Im Fokus des "Lichtbildners".
Erich Angenendt und der Wiederaufbau der Dortmunder Brauwirtschaft in den 1950er Jahren
Von Karl-Peter Ellerbrock
Erich Angenendt (1894-1962) wurde als Sohn einer Lithographen- und Fotografenfamilie geboren, deren Tradition in die 1840er Jahre zurückreicht. ("Atelier für Bildnisphotographie", 1845 in Hamm gegr.) Sein Enkel Christian beschrieb ihn 1996 rückblickend als "besessenen Fotografen, der sein Leben und Denken ganz auf die Fotografie ausrichtete. Er verbrachte jedes Wochenende auf fotografischen Exkursionen und verschickte ständig Bilder für Wettbewerbe, Veröffentlichungen und Ausstellungsbeteiligungen."
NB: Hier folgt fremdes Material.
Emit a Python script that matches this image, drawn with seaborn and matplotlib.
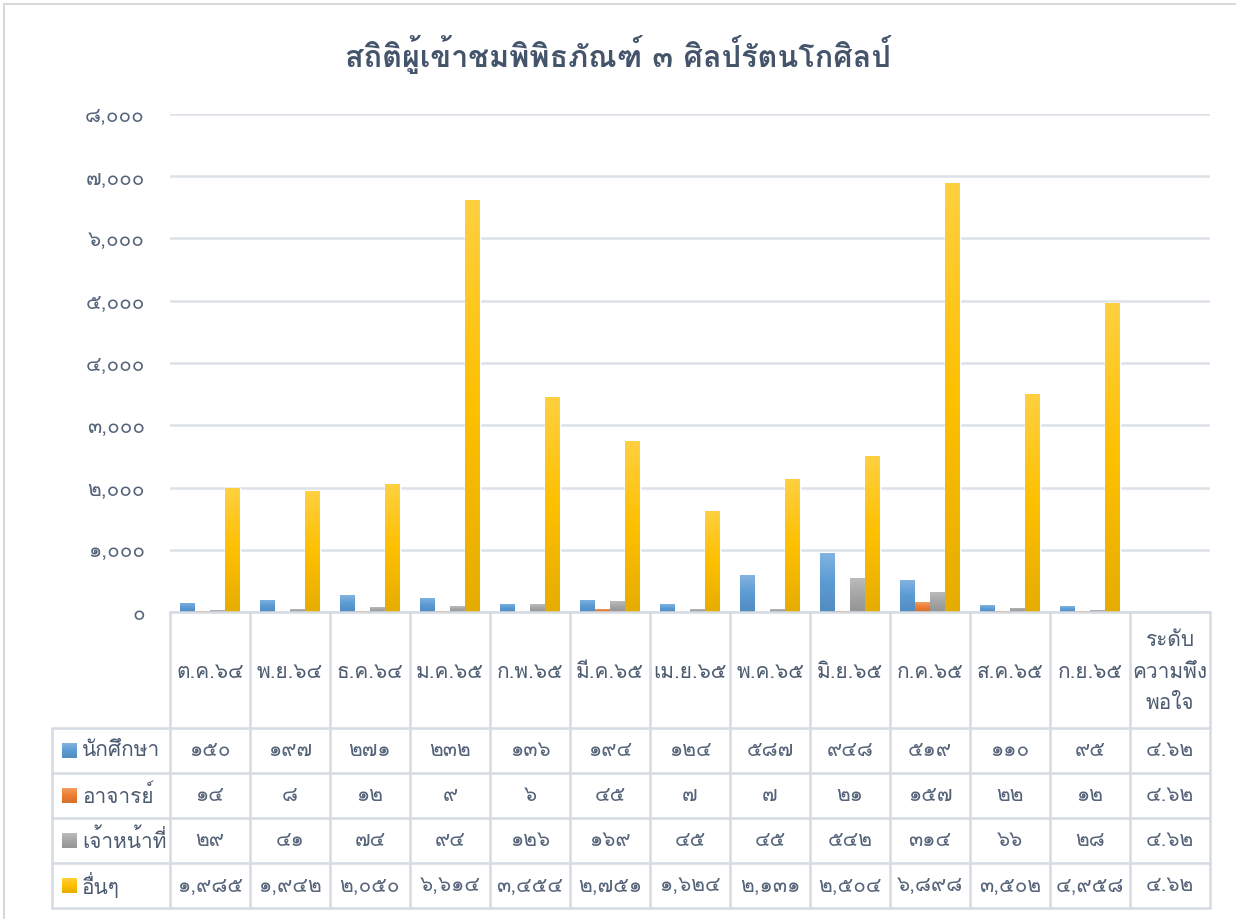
import numpy as np
import pandas as pd
import matplotlib
matplotlib.use("Agg")
import matplotlib.pyplot as plt
import seaborn as sns
from matplotlib import font_manager
from matplotlib.colors import to_rgb
from matplotlib.transforms import blended_transform_factory

# ข้อมูล
months = ['ต.ค.๖๔', 'พ.ย.๖๔', 'ธ.ค.๖๔', 'ม.ค.๖๕', 'ก.พ.๖๕', 'มี.ค.๖๕', 'เม.ย.๖๕',
          'พ.ค.๖๕', 'มิ.ย.๖๕', 'ก.ค.๖๕', 'ส.ค.๖๕', 'ก.ย.๖๕', 'ระดับ\nความพึง\nพอใจ']
groups = ['นักศึกษา', 'อาจารย์', 'เจ้าหน้าที่', 'อื่นๆ']
students = [150, 197, 271, 232, 136, 194, 124, 587, 948, 519, 110, 95, 4.62]
teachers = [14, 8, 12, 9, 6, 45, 7, 7, 21, 157, 22, 12, 4.62]
staff = [29, 41, 74, 94, 126, 169, 45, 45, 542, 314, 66, 28, 4.62]
others = [1985, 1942, 2050, 6614, 3454, 2751, 1624, 2131, 2504, 6898, 3502, 4958, 4.62]
yticks = [0, 1000, 2000, 3000, 4000, 5000, 6000, 7000, 8000]
colors = ['#5B9BD5', '#ED7D31', '#A5A5A5', '#FFC000']

series = [students, teachers, staff, others]
df = pd.DataFrame({
    'เดือน': months * len(groups),
    'กลุ่ม': [g for g in groups for _ in months],
    'จำนวน': [v for s in series for v in s],
})

THAI = str.maketrans('0123456789', '๐๑๒๓๔๕๖๗๘๙')


def thai_num(v):
    if float(v).is_integer():
        return f'{int(v):,}'.translate(THAI)
    return f'{v}'.translate(THAI)


sns.set_style('white')
installed = {f.name for f in font_manager.fontManager.ttflist}
thai_fonts = [f for f in ['Loma', 'Sarabun', 'Noto Sans Thai Looped'] if f in installed]
plt.rcParams['font.family'] = thai_fonts[:1] + ['DejaVu Sans']

W, H = 1236, 919
fig = plt.figure(figsize=(W / 100, H / 100), dpi=100)
left, right, top, bottom = 170, 1210, 114, 612
ax = fig.add_axes([left / W, 1 - bottom / H, (right - left) / W, (bottom - top) / H])

text_c = '#4D5B70'
num_c = '#56647A'
grid_c = '#DDE2E8'
line_c = '#D5DBE3'

sns.barplot(data=df, x='เดือน', y='จำนวน', hue='กลุ่ม', palette=colors, width=0.75,
            saturation=1, ax=ax, legend=False, zorder=3)


def gradient(ax, x0, y0, w, h, color, clip=None, transform=None):
    # ไล่สีแบบ Excel: ล่างเข้ม กลางสีหลัก บนอ่อน
    base = np.array(to_rgb(color))
    topc = base + (1 - base) * 0.25
    botc = base * 0.9
    t = np.linspace(0, 1, 80)[:, None]
    cols = np.where(t < 0.5, botc + (base - botc) * (t / 0.5),
                    base + (topc - base) * ((t - 0.5) / 0.5))
    im = ax.imshow(cols[:, None, :], extent=(x0, x0 + w, y0, y0 + h), origin='lower',
                   aspect='auto', interpolation='bilinear', zorder=4,
                   transform=transform if transform is not None else ax.transData)
    if clip is not None:
        im.set_clip_path(clip)
    else:
        im.set_clip_on(False)


for p in list(ax.patches):
    if p.get_height() > 0:
        gradient(ax, p.get_x(), p.get_y(), p.get_width(), p.get_height(), p.get_facecolor(), clip=p)

ax.set_xlim(-0.5, len(months) - 0.5)
ax.set_ylim(0, 8000)
ax.set_yticks(yticks)
ax.set_yticklabels([thai_num(v) for v in yticks], fontsize=15, color=num_c)
ax.tick_params(axis='y', length=0, pad=18)
ax.set_xticks([])
ax.set_xlabel('')
ax.set_ylabel('')
for s in ax.spines.values():
    s.set_visible(False)
ax.grid(axis='y', color=grid_c, lw=1.8, zorder=0)
ax.set_axisbelow(True)

# ตารางข้อมูลด้านล่าง
fx = lambda px: px / W
fy = lambda py: 1 - py / H
bt = blended_transform_factory(ax.transData, fig.transFigure)
row_edges = [612, 728, 773, 818, 863, 908]

fig.add_artist(plt.Line2D([fx(left), fx(right)], [fy(612), fy(612)], color=line_c, lw=1.8))
for ry in row_edges[1:]:
    fig.add_artist(plt.Line2D([fx(52), fx(right)], [fy(ry), fy(ry)], color=line_c, lw=1.8))
for i in range(len(months) + 1):
    xx = fx(left + (right - left) * i / len(months))
    fig.add_artist(plt.Line2D([xx, xx], [fy(612), fy(908)], color=line_c, lw=1.8))
fig.add_artist(plt.Line2D([fx(52), fx(52)], [fy(728), fy(908)], color=line_c, lw=1.8))

for i, m in enumerate(months):
    ax.text(i, fy(672), m, transform=bt, ha='center', va='center', fontsize=15,
            color=text_c, linespacing=1.85)

for r, (g, vals, c) in enumerate(zip(groups, series, colors)):
    cy = (row_edges[r + 1] + row_edges[r + 2]) / 2
    gradient(ax, fx(62), fy(cy + 7.5), fx(15), fy(0) - fy(15), c, transform=fig.transFigure)
    fig.text(fx(82), fy(cy), g, ha='left', va='center', fontsize=15, color=text_c)
    for i, v in enumerate(vals):
        ax.text(i, fy(cy), thai_num(v), transform=bt, ha='center', va='center',
                fontsize=15, color=num_c)

ax.set_xlim(-0.5, len(months) - 0.5)
ax.set_ylim(0, 8000)

fig.suptitle('สถิติผู้เข้าชมพิพิธภัณฑ์ ๓ ศิลป์รัตนโกศิลป์', y=fy(55), va='center',
             fontsize=22, fontweight='bold', color='#44546A')

# กรอบแผนภูมิ
fig.add_artist(plt.Line2D([fx(4), fx(4)], [0, fy(4)], color='#D9D9D9', lw=1.5))
fig.add_artist(plt.Line2D([fx(4), 1], [fy(4), fy(4)], color='#D9D9D9', lw=1.5))

fig.savefig('out.png', dpi=100)
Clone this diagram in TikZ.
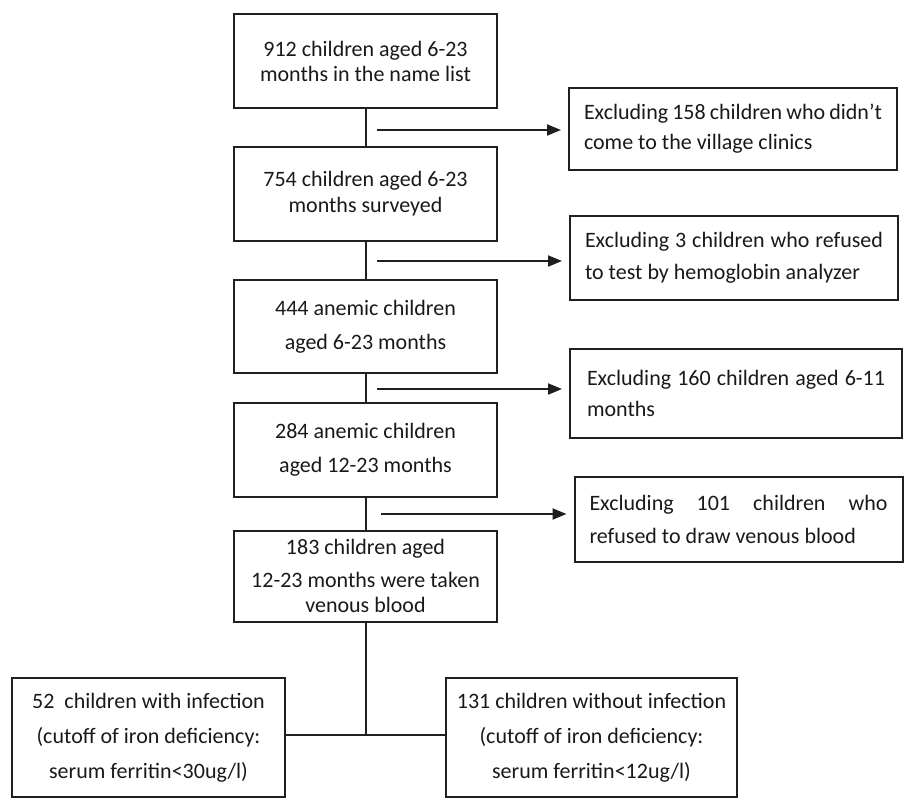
\documentclass[tikz,border=0pt]{standalone}
\usepackage{fontspec}
\setmainfont{Carlito}
\usetikzlibrary{arrows.meta}
\begin{document}
\begin{tikzpicture}[x=1pt,y=-1pt,
  line/.style={draw=black!88, line width=2pt},
  box/.style={line, align=center, inner sep=0pt, minimum width=263pt, text=black!90},
  exbox/.style={line, align=justify, text width=298pt, inner xsep=15pt, inner ysep=0pt, text=black!90},
  botbox/.style={line, align=center, inner sep=0pt, minimum height=119pt, text=black!90,
    font=\fontsize{22}{35}\selectfont},
  arr/.style={line, -{Triangle[length=14pt,width=11pt]}, shorten >=7pt}
]
\useasboundingbox (0,0) rectangle (907,804);

% main column
\node[box, minimum height=94pt, font=\fontsize{22}{25}\selectfont] (B1) at (365.5,61)
  {912 children aged 6-23\\months in the name list};
\node[box, minimum height=94pt, font=\fontsize{22}{26}\selectfont] (B2) at (365.5,194)
  {754 children aged 6-23\\months surveyed};
\node[box, minimum height=93pt, font=\fontsize{22}{34}\selectfont] (B3) at (365.5,326.5)
  {444 anemic children\\aged 6-23 months};
\node[box, minimum height=94pt, font=\fontsize{22}{34}\selectfont] (B4) at (365.5,450)
  {284 anemic children\\aged 12-23 months};
\node[box, minimum height=91pt, font=\fontsize{22}{25}\selectfont] (B5) at (365.5,576)
  {183 children aged\\[8pt]12-23 months were taken\\venous blood};

% exclusion boxes
\node[exbox, minimum height=82pt, font=\fontsize{22}{30}\selectfont] (E1) at (733,129)
  {Excluding 158 children who didn’t\linebreak come to the village clinics};
\node[exbox, minimum height=84pt, font=\fontsize{22}{32}\selectfont] (E2) at (734,258)
  {Excluding 3 children who refused\linebreak to test by hemoglobin analyzer};
\node[exbox, inner xsep=17pt, minimum height=89pt, font=\fontsize{22}{31}\selectfont] (E3) at (736,393.5)
  {Excluding 160 children aged 6-11\linebreak months};
\node[exbox, minimum height=85pt, font=\fontsize{22}{33}\selectfont] (E4) at (738.5,519.5)
  {Excluding 101 children who\linebreak refused to draw venous blood};

% bottom boxes
\node[botbox, minimum width=273pt] (L) at (148.5,737.5)
  {52\ \ children with infection\\(cutoff of iron deficiency:\\serum ferritin<30ug/l)};
\node[botbox, minimum width=291pt] (R) at (591.5,737.5)
  {131 children without infection\\(cutoff of iron deficiency:\\serum ferritin<12ug/l)};

% vertical connectors
\draw[line] (B1) -- (B2);
\draw[line] (B2) -- (B3);
\draw[line] (B3) -- (B4);
\draw[line] (B4) -- (B5);

% arrows to exclusion boxes
\coordinate (s1) at (377,130);
\coordinate (s2) at (377,261);
\coordinate (s3) at (377,389);
\coordinate (s4) at (381,514);
\draw[arr] (s1) -- (s1 -| E1.west);
\draw[arr] (s2) -- (s2 -| E2.west);
\draw[arr] (s3) -- (s3 -| E3.west);
\draw[arr] (s4) -- (s4 -| E4.west);

% split to bottom
\coordinate (J) at (B5.south |- 0,735);
\draw[line] (B5.south) -- (J);
\draw[line] (L.east |- J) -- (R.west |- J);
\end{tikzpicture}
\end{document}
1920 kam er nach Dortmund und gründete zusammen mit Günther Othmer die auch wirtschaftlich überaus erfolgreichen "Lichtbildwerkstätten Othmer, Angenendt & Co". Eine ungewöhnliche Fotografenkarriere begann. Erich Angenendt zeigte seine Arbeiten in Ausstellungen auf der ganzen Welt und gewann in den 1920er und 1930er Jahren internationale Wettbewerbe und Staatspreise.
Betrachtet man die in Festschriften verschiedener Dortmunder Brauereien abgebildeten Fotografien von Erich Angenendt, so erstaunt angesichts des zur Verfügung stehenden Materials die Auswahl. Oder auch nicht, legt doch der kritische Betrachter von heute andere Maßstäbe an als die verantwortlichen Repräsentanten der Dortmunder Brauwirtschaft, die einfach nur stolz auf ihre Wiederaufbauleistung waren und den technischen und wirtschaftlichen Aufschwung und Fortschritt auch im Bild dokumentiert sehen wollten. So gab zum Beispiel die Dortmunder Union-Brauerei AG 1959 unter dem Titel "Die Dortmunder Union-Brauerei im Wiederaufbau 1945-1959" eine Sammlung der auf den Hauptversammlungen gehaltenen Reden heraus, die mit Fotos von Erich Angenendt und mit Aquarellen von Franz Gerwin illustriert waren.
Doch wenden wir uns den in den zeitgenössischen Firmenschriften nicht abgebildeten Aufnahmen zu. Da sind zunächst die Kriegsschäden, die im wiedergewonnenen Gefühl der wirtschaftlichen Stärke im Wiederaufbau aus dem (Selbst)bild traten. Angenendt porträtierte Ende der 1940er Jahre das mittlerweile ausgediente Ochsengespann vor dem notdürftig wieder hergerichteten Fabrikgebäude ebenso wie die alte, kriegszerstörte Industriellenvilla der Wenkers.
Wie aber bewältigte Erich Angenendt jenseits der von den Brauereien gewünschten Aufnahmen die Wiederaufbauleistung ästhetisch? Angenendt wurde bereits 1925 zum Mitglied der renommierten "Gesellschaft Deutscher Lichtbildner" (GDL) berufen, die trotz des Vorwurfs der "entarteten Kunst" noch 1935 in einer Dortmunder Ausstellung ihre künstlerische Identität bewahren konnte. Er war schon früh "am Puls der Zeit", was die "fortschrittliche" Fotografie betraf. So auch Ende der 1940er Jahre, als Otto Steinert die Gruppe "fotoform" gründete und die Stilbezeichnung "subjektive fotografie" kreierte.
Obwohl Angenendt der Gruppe um Otto Steinert nicht angehörte - er verstand sich immer auch als "Handwerker", was dem GDL und seinen Mitgliedern von der "wilden" intellektuellen "Steinert-Gruppe" den Vorwurf der "Plüschzimmerfotografie" einbrachte - hat dieses künstlerische Konzept deutliche Spuren in seinem Werk hinterlassen. Angenendt selbst hatte schon 1948 als erster die Montage in die Industriefotografie eingeführt.